The heroes, the Children of Light, always demand that people take responsibility for themselves. The Children of Darkness always tell people it's not their fault; it's someone else's. And when those supposedly at fault are gotten rid of, then peace and justice will reign. It never happens, though, because the fault lies in ourselves.

If you want to look at it from a Christian viewpoint, it was Satan who blamed his problems on everyone else, and who wanted to rule. And it was Jesus, who when he was offered political power over the kingdoms of the world if he would just worship a deluded and incompetent buffoon, declined. He also suggested people change their own "hearts and minds," instead of trying to force others to do so.

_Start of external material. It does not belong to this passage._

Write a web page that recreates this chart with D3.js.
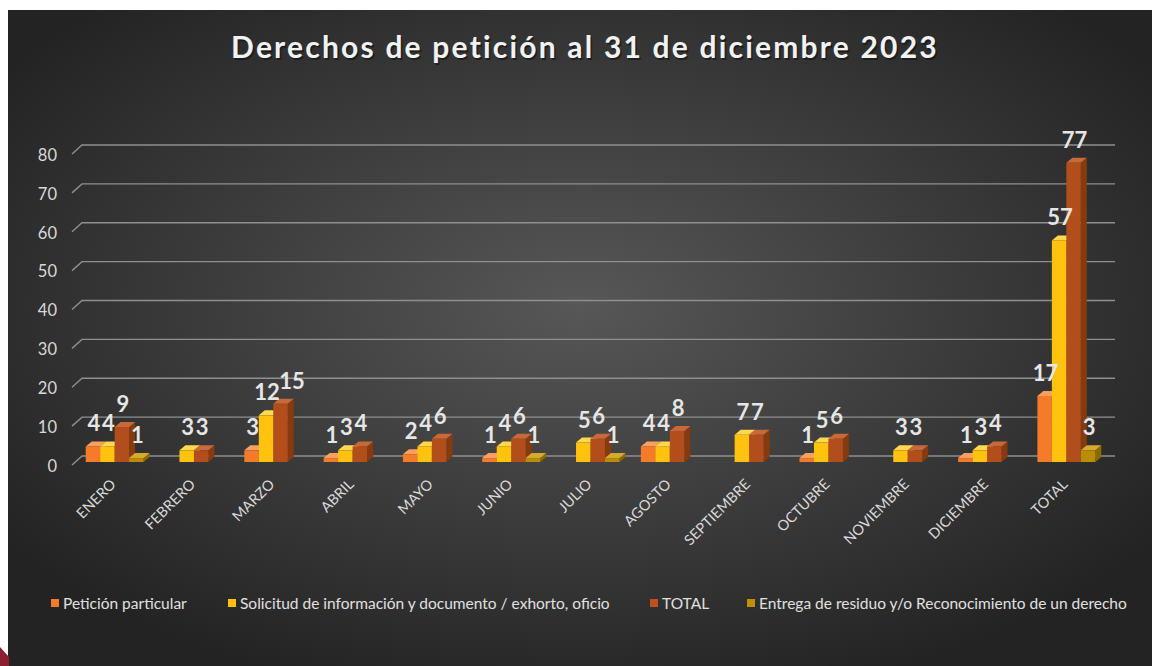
<!DOCTYPE html>
<html>
<head>
<meta charset="utf-8">
<script src="https://cdn.jsdelivr.net/npm/d3@7"></script>
<style>
  html, body { margin: 0; padding: 0; background: #fff; }
  svg { display: block; }
  text { font-family: Lato, "Open Sans", sans-serif; }
</style>
</head>
<body>
<div id="vis"></div>
<script>
// data
const title = "Derechos de petición al 31 de diciembre 2023";
const months = ["ENERO", "FEBRERO", "MARZO", "ABRIL", "MAYO", "JUNIO", "JULIO",
  "AGOSTO", "SEPTIEMBRE", "OCTUBRE", "NOVIEMBRE", "DICIEMBRE", "TOTAL"];
const seriesNames = ["Petición particular",
  "Solicitud de información y documento / exhorto, oficio",
  "TOTAL",
  "Entrega de residuo y/o Reconocimiento de un derecho"];
const peticion  = [4, 0, 3, 1, 2, 1, 0, 4, 0, 1, 0, 1, 17];
const solicitud = [4, 3, 12, 3, 4, 4, 5, 4, 7, 5, 3, 3, 57];
const total     = [9, 3, 15, 4, 6, 6, 6, 8, 7, 6, 3, 4, 77];
const entrega   = [1, 0, 0, 0, 0, 1, 1, 0, 0, 0, 0, 0, 3];
const yTicks = [0, 10, 20, 30, 40, 50, 60, 70, 80];

const seriesValues = [peticion, solicitud, total, entrega];
// front / top / side colours for the fake 3D bars
const palette = [
  { front: "#f47b2a", top: "#f9a060", side: "#c65c16", key: "#f47b2a" },
  { front: "#ffc20e", top: "#ffd84f", side: "#d8a200", key: "#ffc000" },
  { front: "#b14e1b", top: "#c8693a", side: "#873a0e", key: "#c0501e" },
  { front: "#bb8c05", top: "#d6ab2c", side: "#8d6a00", key: "#bf9000" },
];

const W = 1152, H = 666;
const depth = { dx: 6, dy: -5 };
const digitW = 12.5; // rough width of one bold label digit

const svg = d3.select("#vis").append("svg")
  .attr("width", W).attr("height", H);

const defs = svg.append("defs");
const bg = defs.append("radialGradient").attr("id", "bg")
  .attr("cx", "50%").attr("cy", "45%").attr("r", "62%");
bg.append("stop").attr("offset", "0%").attr("stop-color", "#575757");
bg.append("stop").attr("offset", "100%").attr("stop-color", "#232323");

// panel (white margin top/left like the screenshot)
svg.append("rect").attr("x", 8).attr("y", 10)
  .attr("width", W - 8).attr("height", H - 10).attr("fill", "url(#bg)");
svg.append("polygon")
  .attr("points", "0,647 9,657 9,666 0,666")
  .attr("fill", "#8c1f30");

// title (with a soft shadow copy)
[["#111", 0.6, 1.5], ["#f2f2f2", 1, 0]].forEach(([col, op, off]) => {
  svg.append("text")
    .attr("x", 585).attr("y", 58)
    .attr("text-anchor", "middle")
    .attr("font-size", 30).attr("font-weight", "bold")
    .attr("letter-spacing", 2.2)
    .attr("fill", col).attr("opacity", op)
    .attr("transform", `translate(${off},${off})`)
    .text(title);
});

// scales
const y = d3.scaleLinear().domain([0, 80]).range([462, 151]);
const x0 = d3.scaleBand().domain(months).range([75, 1106])
  .paddingInner(0.27).paddingOuter(0.135);
const x1 = d3.scaleBand().domain(d3.range(4)).range([0, x0.bandwidth()]);

// gridlines with the 3D floor offset
const grid = svg.append("g");
yTicks.forEach(t => {
  const gy = y(t) - 6;
  grid.append("path")
    .attr("d", `M72,${gy + 9}L82,${gy}L1115,${gy}`)
    .attr("fill", "none").attr("stroke", "#8f8f8f").attr("stroke-width", 1.4);
  grid.append("text")
    .attr("x", 57).attr("y", gy + 10).attr("dy", "0.35em")
    .attr("text-anchor", "end")
    .attr("font-size", 16.5).attr("fill", "#d9d9d9")
    .text(t);
});

// bars
const bars = svg.append("g");
const labels = svg.append("g");
months.forEach((m, i) => {
  let prev = null; // previous label box in this group
  seriesValues.forEach((vals, s) => {
    const v = vals[i];
    if (!v) return;
    const bx = x0(m) + x1(s), bw = x1.bandwidth();
    const top = y(v), base = y(0);
    const c = palette[s];
    bars.append("path") // side face
      .attr("d", `M${bx + bw},${base}L${bx + bw + depth.dx},${base + depth.dy}L${bx + bw + depth.dx},${top + depth.dy}L${bx + bw},${top}Z`)
      .attr("fill", c.side);
    bars.append("path") // top face
      .attr("d", `M${bx},${top}L${bx + depth.dx},${top + depth.dy}L${bx + bw + depth.dx},${top + depth.dy}L${bx + bw},${top}Z`)
      .attr("fill", c.top);
    bars.append("rect") // front face
      .attr("x", bx).attr("y", top)
      .attr("width", bw).attr("height", base - top)
      .attr("fill", c.front);

    // label: centred over the bar, nudged right if it would hit its neighbour
    const w = String(v).length * digitW;
    let lx = bx + bw / 2 + 1;
    const ly = top - 15;
    if (prev && Math.abs(prev.y - ly) < 18 && lx - w / 2 < prev.r) {
      lx = prev.r + w / 2;
    }
    prev = { r: lx + w / 2, y: ly };
    labels.append("text")
      .attr("x", lx).attr("y", ly)
      .attr("text-anchor", "middle")
      .attr("font-size", 22).attr("font-weight", "bold")
      .attr("fill", "#e6e6e6")
      .text(v);
  });
  // category label
  const cx = x0(m) + x0.bandwidth() / 2;
  svg.append("text")
    .attr("transform", `translate(${cx - 5},478) rotate(-45)`)
    .attr("text-anchor", "end").attr("dy", "0.7em")
    .attr("font-size", 14.5).attr("fill", "#d9d9d9")
    .text(m);
});

// legend
const legendX = [51, 228, 650, 747];
const legend = svg.append("g");
seriesNames.forEach((n, s) => {
  legend.append("rect")
    .attr("x", legendX[s]).attr("y", 599)
    .attr("width", 8).attr("height", 8)
    .attr("fill", palette[s].key);
  legend.append("text")
    .attr("x", legendX[s] + 12).attr("y", 609)
    .attr("font-size", 15.5).attr("fill", "#e0e0e0")
    .text(n);
});
</script>
</body>
</html>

The Children of Darkness - not only in the past, but now - promise glory and grandiosity and political power over the kingdoms of the world. It always ends up in death and destruction, as hubris always does. One of the reasons - maybe the main one - is that ultimately the Children of Darkness are incompetent. Nemesis is always the penalty for hubris. Brain and Simon and Marvin always fail. Brain usually conked his head and staggered around dazed. Marvin sometimes even disintegrated himself, although, like Ares, he was always resurrected.

What lessons from all of the above can we find for today? Well. . .we have people in the administration who are "hiding from the light" and not telling people the truth. They are trying to conquer a large chunk of the world, and promising honor and glory. Even though one only has to look at the story of Jesus refusing political power over the kingdoms of the world, a lot of doofuses still believe the Children of Darkness and are following them, even though they're incompetent and will fail.

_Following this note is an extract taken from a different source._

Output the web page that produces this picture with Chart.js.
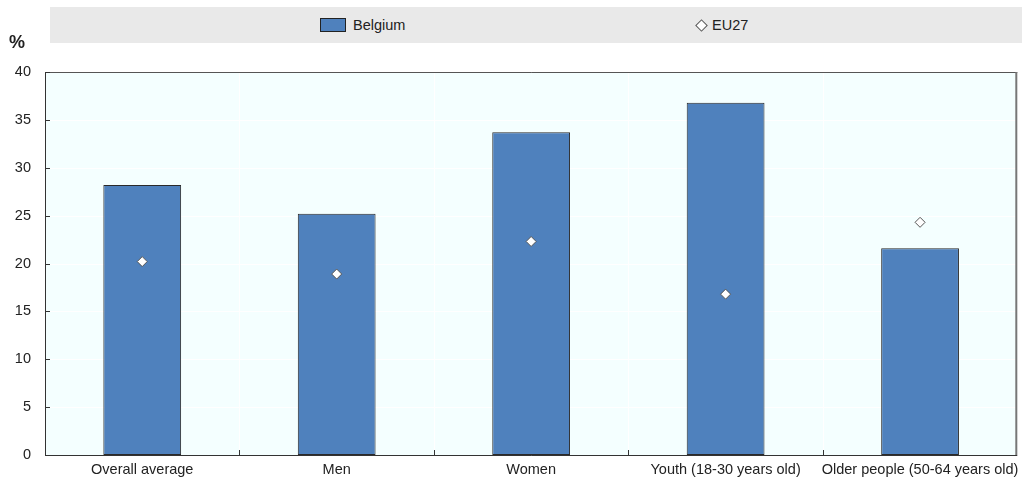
<!DOCTYPE html>
<html>
<head>
<meta charset="utf-8">
<script src="https://cdn.jsdelivr.net/npm/chart.js@4/dist/chart.umd.min.js"></script>
<style>
  body { margin: 0; background: #fff; font-family: "Liberation Sans", Arial, sans-serif; }
  #wrap { position: relative; width: 1025px; height: 484px; }
  #legend { position: absolute; left: 50px; top: 7px; width: 972px; height: 36px; background: #e9e9e9; font-size: 14.5px; color: #222; }
  .item { position: absolute; top: 10px; height: 16px; line-height: 16px; }
  .box { display: inline-block; width: 26px; height: 14px; background: #4f81bd; border: 1px solid #222; vertical-align: middle; margin-right: 7px; box-sizing: border-box; position: relative; top: -1px; }
  .dia { display: inline-block; width: 7px; height: 7px; background: #fff; border: 1px solid #555; transform: rotate(45deg); vertical-align: middle; margin-right: 6px; margin-left: 2px; position: relative; top: -1px; }
  #unit { position: absolute; left: 9px; top: 32px; font-size: 18px; font-weight: bold; color: #222; }
</style>
</head>
<body>
<div id="wrap">
  <canvas id="chart" width="1025" height="484"></canvas>
  <div id="legend">
    <div class="item" style="left:270px"><span class="box"></span>Belgium</div>
    <div class="item" style="left:645px"><span class="dia"></span>EU27</div>
  </div>
  <div id="unit">%</div>
</div>
<script>
// datos
const categorias = ["Overall average", "Men", "Women", "Youth (18-30 years old)", "Older people (50-64 years old)"];
const belgica = [28.2, 25.2, 33.7, 36.8, 21.6];
const ue27 = [20.2, 18.9, 22.3, 16.8, 24.3];
const ticksY = [0, 5, 10, 15, 20, 25, 30, 35, 40];

// fondo, bordes y marcas hacia adentro
const marcoPlugin = {
  id: "marco",
  beforeDatasetsDraw(chart) {
    const { ctx, chartArea: a } = chart;
    ctx.save();
    ctx.fillStyle = "#f4ffff";
    ctx.fillRect(a.left, a.top, a.right - a.left, a.bottom - a.top);
    ctx.strokeStyle = "#ffffff";
    ctx.lineWidth = 1;
    const ys = chart.scales.y;
    ticksY.forEach(v => {
      const y = Math.round(ys.getPixelForValue(v)) + 0.5;
      ctx.beginPath(); ctx.moveTo(a.left, y); ctx.lineTo(a.right, y); ctx.stroke();
    });
    const xs = chart.scales.x;
    for (let i = 1; i < categorias.length; i++) {
      const x = Math.round((xs.getPixelForValue(i - 1) + xs.getPixelForValue(i)) / 2) + 0.5;
      ctx.beginPath(); ctx.moveTo(x, a.top); ctx.lineTo(x, a.bottom); ctx.stroke();
    }
    ctx.restore();
  },
  afterDatasetsDraw(chart) {
    const { ctx, chartArea: a } = chart;
    ctx.save();
    // borde superior y derecho
    ctx.strokeStyle = "#555";
    ctx.lineWidth = 1;
    ctx.beginPath(); ctx.moveTo(a.left, a.top + 0.5); ctx.lineTo(a.right, a.top + 0.5); ctx.stroke();
    ctx.strokeStyle = "#777";
    ctx.lineWidth = 2;
    ctx.beginPath(); ctx.moveTo(a.right - 1, a.top); ctx.lineTo(a.right - 1, a.bottom); ctx.stroke();
    // ejes
    ctx.strokeStyle = "#333";
    ctx.lineWidth = 1;
    ctx.beginPath(); ctx.moveTo(a.left + 0.5, a.top); ctx.lineTo(a.left + 0.5, a.bottom + 1); ctx.stroke();
    ctx.beginPath(); ctx.moveTo(a.left, a.bottom + 0.5); ctx.lineTo(a.right, a.bottom + 0.5); ctx.stroke();
    const ys = chart.scales.y;
    ticksY.forEach(v => {
      const y = Math.round(ys.getPixelForValue(v)) + 0.5;
      ctx.beginPath(); ctx.moveTo(a.left, y); ctx.lineTo(a.left + 5, y); ctx.stroke();
    });
    const xs = chart.scales.x;
    for (let i = 1; i < categorias.length; i++) {
      const x = Math.round((xs.getPixelForValue(i - 1) + xs.getPixelForValue(i)) / 2) + 0.5;
      ctx.beginPath(); ctx.moveTo(x, a.bottom); ctx.lineTo(x, a.bottom - 5); ctx.stroke();
    }
    ctx.restore();
  }
};

const contenedor = document.querySelector("#chart").getContext("2d");

const grafico = new Chart(contenedor, {
  type: "bar",
  data: {
    labels: categorias,
    datasets: [
      {
        type: "line",
        label: "EU27",
        data: ue27,
        showLine: false,
        pointStyle: "rectRot",
        pointRadius: 5,
        pointBackgroundColor: "#ffffff",
        pointBorderColor: "#555555",
        pointBorderWidth: 1,
        order: 0
      },
      {
        label: "Belgium",
        data: belgica,
        backgroundColor: "#4f81bd",
        borderColor: "#2a2a2a",
        borderWidth: 1,
        borderSkipped: false,
        categoryPercentage: 1,
        barPercentage: 0.4,
        order: 1
      }
    ]
  },
  options: {
    responsive: false,
    animation: false,
    layout: { padding: { top: 72, right: 6, left: 0, bottom: 0 } },
    plugins: { legend: { display: false }, tooltip: { enabled: false } },
    scales: {
      x: {
        offset: true,
        grid: { display: false, drawTicks: false, tickLength: 0 },
        border: { display: false },
        ticks: { autoSkip: false, color: "#222", font: { family: "Liberation Sans", size: 14.5 }, maxRotation: 0, padding: 6 },
        afterFit(s) { s.height = 29; }
      },
      y: {
        min: 0,
        max: 40,
        ticks: { stepSize: 5, color: "#222", font: { family: "Liberation Sans", size: 14.5 }, padding: 14 },
        grid: { display: false, drawTicks: false, tickLength: 0 },
        border: { display: false },
        afterFit(s) { s.width = 45; }
      }
    }
  },
  plugins: [marcoPlugin]
});
</script>
</body>
</html>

Even something as simple as children's cartoons are telling us these would-be world conquerors are bound to fail. Not at all surprisingly, as the plans of these conquerer-wannabees unravel, they're rapidly failing, although in their self-delusion and hubris they can't admit it to anyone, including themselves. Unfortunately, there are still a lot of Pinkys and Cads who still haven't opened their eyes. Until they do, they will remain doofuses.